CO2-EGR: Using CO2 to Enhance Gas or Condensate Recovery
13 Pages Posted: 4 Apr 2019 Last revised: 27 Oct 2020
A large number of gas fields in The Netherlands are in decline and within the next decade the production in many fields will cease. End-of-field-life techniques are currently being investigated. One of the options to extend economic field life is enhanced gas recovery (EGR). EGR is a technique to increase the ultimate recovery of natural gas and gas condensate through the injection of carbon dioxide (CO2), or another drive gas like nitrogen, in a gas field. The understanding of the field properties or EGR process parameters that determine the viability of EGR has been limited so far. The objective of this work is to find these success factors of EGR using CO2 as a drive gas and to investigate the potential for this type of utilization of CO2. A parameteric study was done on a realistic model of a gas field in the size range 1–5 bcm, varying a range of field properties (such as depth, GIIP, permeability) and EGR scenario parameters (such as injection rate, timing of the start of injection) to find the parameters that most affect additional recovery or the net present value of the EGR operation.

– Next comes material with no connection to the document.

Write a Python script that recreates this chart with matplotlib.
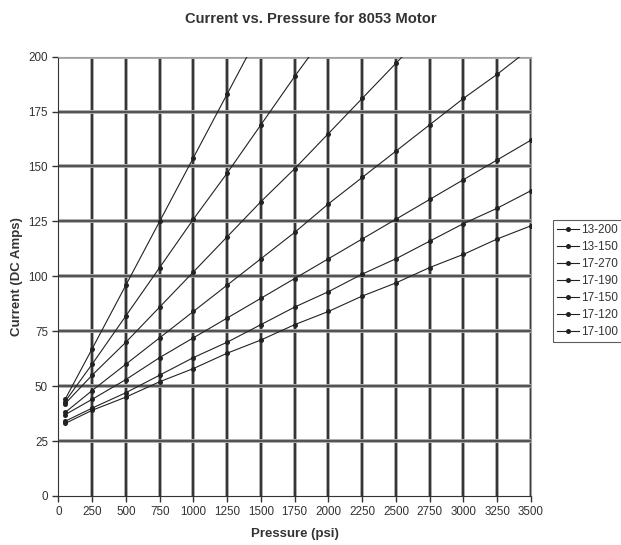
import numpy as np
import matplotlib
matplotlib.use('Agg')
import matplotlib.pyplot as plt

plt.rcParams['font.family'] = ['Liberation Sans', 'DejaVu Sans']

# Verileri
motors = ['13-200', '13-150', '17-270', '17-190', '17-150', '17-120', '17-100']
psi = [50, 250, 500, 750, 1000, 1250, 1500, 1750, 2000, 2250, 2500, 2750, 3000, 3250, 3500]

amps_13_200 = [44, 67, 96, 125, 154, 183, 212]
amps_13_150 = [43, 60, 82, 104, 126, 147, 169, 191, 212]
amps_17_270 = [42, 55, 70, 86, 102, 118, 134, 149, 165, 181, 197, 213]
amps_17_190 = [38, 48, 60, 72, 84, 96, 108, 120, 133, 145, 157, 169, 181, 192, 204]
amps_17_150 = [37, 44, 53, 63, 72, 81, 90, 99, 108, 117, 126, 135, 144, 153, 162]
amps_17_120 = [34, 40, 47, 55, 63, 70, 78, 86, 93, 101, 108, 116, 124, 131, 139]
amps_17_100 = [33, 39, 45, 52, 58, 65, 71, 78, 84, 91, 97, 104, 110, 117, 123]

series = [amps_13_200, amps_13_150, amps_17_270, amps_17_190,
          amps_17_150, amps_17_120, amps_17_100]

x_ticks = list(range(0, 3501, 250))
y_ticks = list(range(0, 201, 25))

fig = plt.figure(figsize=(6.21, 5.45), dpi=100)
ax = fig.add_axes([0.094, 0.090, 0.761, 0.806])

# Kalın, taranmış görünümlü ızgara
for xv in x_ticks[1:]:
    ax.axvline(xv, color='#a8a8a8', lw=2.8, zorder=1)
    ax.axvline(xv, color='#2a2a2a', lw=1.3, zorder=1)
for yv in y_ticks[1:]:
    ax.axhline(yv, color='#ababab', lw=2.8, zorder=1)
    ax.axhline(yv, color='#3a3a3a', lw=1.1, zorder=1)

for name, vals in zip(motors, series):
    ax.plot(psi[:len(vals)], vals, color='#222222', lw=0.8, marker='o',
            markersize=3.6, markerfacecolor='#222222', markeredgewidth=0,
            label=name, zorder=3)

ax.set_xlim(0, 3500)
ax.set_ylim(0, 200)
ax.set_xticks(x_ticks)
ax.set_yticks(y_ticks)
ax.tick_params(axis='both', labelsize=8.4, colors='#333333', length=4, width=1)
ax.spines['top'].set_color('#a0a0a0')
ax.spines['right'].set_color('#a0a0a0')
ax.spines['left'].set_color('#333333')
ax.spines['bottom'].set_color('#333333')

ax.set_xlabel('Pressure (psi)', fontsize=9.5, fontweight='bold', color='#333333', labelpad=7)
ax.set_ylabel('Current (DC Amps)', fontsize=9.5, fontweight='bold', color='#333333', labelpad=4)
fig.suptitle('Current vs. Pressure for 8053 Motor', x=0.5, y=0.978,
             fontsize=10.6, fontweight='bold', color='#333333')

leg = ax.legend(loc='upper left', bbox_to_anchor=(1.047, 0.628), fontsize=8.5,
                frameon=True, fancybox=False, edgecolor='#333333',
                handlelength=1.8, borderpad=0.35, labelspacing=0.42,
                handletextpad=0.25, borderaxespad=0)
leg.get_frame().set_linewidth(0.8)
for t in leg.get_texts():
    t.set_color('#333333')

plt.savefig('out.png', dpi=100)
plt.close(fig)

This was done for both dry and wet (condensate) gas fields. For dry gas fields, the key parameters are field size (with larger fields presenting a better case for EGR), permeability (higher additional recovery is obtained in reservoirs of better quality). Typical additional recovery is in the range of 4–12% of the GIIP, depending on the concentration of CO2 that is allowed in the produced gas stream. EGR should not be started before the end of primary recovery; optimum injection rates are typically up to twice the production rate. A higher concentration results in more additional sales gas, at the cost of gas treatment to comply with sales gas specifications. In wet gas fields, best results are obtained when EGR starts as early as possible, to avoid condensate drop out in the reservoir. Although gas treatment requirements after CO2 breakthrough may cause loss of methane production, additional condensate recovery can be as large as 40%.